Sunrise light on a grove of tufa towers emerging from the water of Mono Lake with soft green and dusty-red wild grasses in the foreground, Canada geese in the shallow water with reflections of the rocky towers, and desert hills in the distance.

Extraordinary runoff from a large, late snowpack

Last week, Lee Vining Creek peaked on Thursday night, June 23, at approximately 536 cubic feet per second (cfs), according to preliminary data from the Los Angeles Department of Water & Power (DWP). Southern California Edison is releasing additional water from Saddlebag Lake Reservoir and almost the  entire natural flow from Tioga Lake Reservoir, which resulted in a very high peak flow on Lee Vining Creek. This peak flow was about the same as last year’s average daily peak flow, which had only been exceeded twice since 1980 (in 1995 and 1997). The timing of these reservoir operations when the snow melts late and suddenly (this year and last year) just happen to match Synthesis Report recommendations for increasing Lee Vining Creek’s peak flow in order to promote restoration of the creek.

Saddlebag Lake Road culverts, June 5, 2010 on the left (by Greg Reis) and June 15, 2011 on the right (by Julia Runcie). Both years had peak flows over 500 cfs thanks to the upstream reservoir operations and a rapid melting of the snowpack.
Saddlebag Lake Road culverts, June 5, 2010 on the left (by Greg Reis) and June 15, 2011 on the right (by Julia Runcie). In both years peak flows were over 500 cfs at the DWP diversion dam thanks to the upstream reservoir operations and a rapid melting of the snowpack.

Very warm air temperatures for three nights in a row preceded the peak. Thursday morning low temperatures above 9,000 feet were as warm as 48 degrees, allowing rapid melting of the high elevation snowpack to continue all night and peak under the post-summer-solstice sun the following day. The nearby Dana Meadows snow pillow recorded a loss of 2.3 inches of water from the snowpack that day, and the 10,750-foot Gem Pass snow pillow recorded a 1.76-inch drop in water content of the snowpack.

Mammoth Pass snowpack, tracked on this graph by DWP, remained unmelted during California’s cool and wet spring for so long that by the time it started melting rapidly around June 10, it matched the mid-June snow water content for 1983, the wettest year on record!

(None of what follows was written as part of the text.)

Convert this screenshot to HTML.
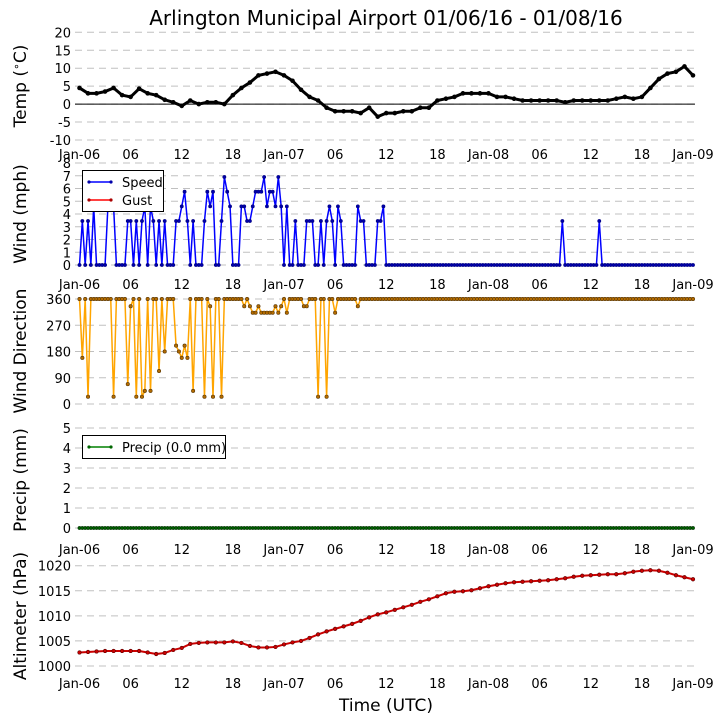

This week, an unusually wet June storm dropped snow at the higher elevations and about a quarter inch of rain in Lee Vining. The cooler weather dramatically reduced the flows in many of the creeks, but very warm temperatures during the holiday weekend will result in another major peak flow during the middle of next week. The reservoirs in the Rush Creek watershed above Silver Lake will be full and with Grant Lake Reservoir spilling, Rush Creek will carry the extraordinary runoff all the way down to Mono Lake.

As of Monday, Mono Lake had risen 0.9 feet since April 1, and half a foot during the preceding three weeks. Another foot rise in July is not out of the question!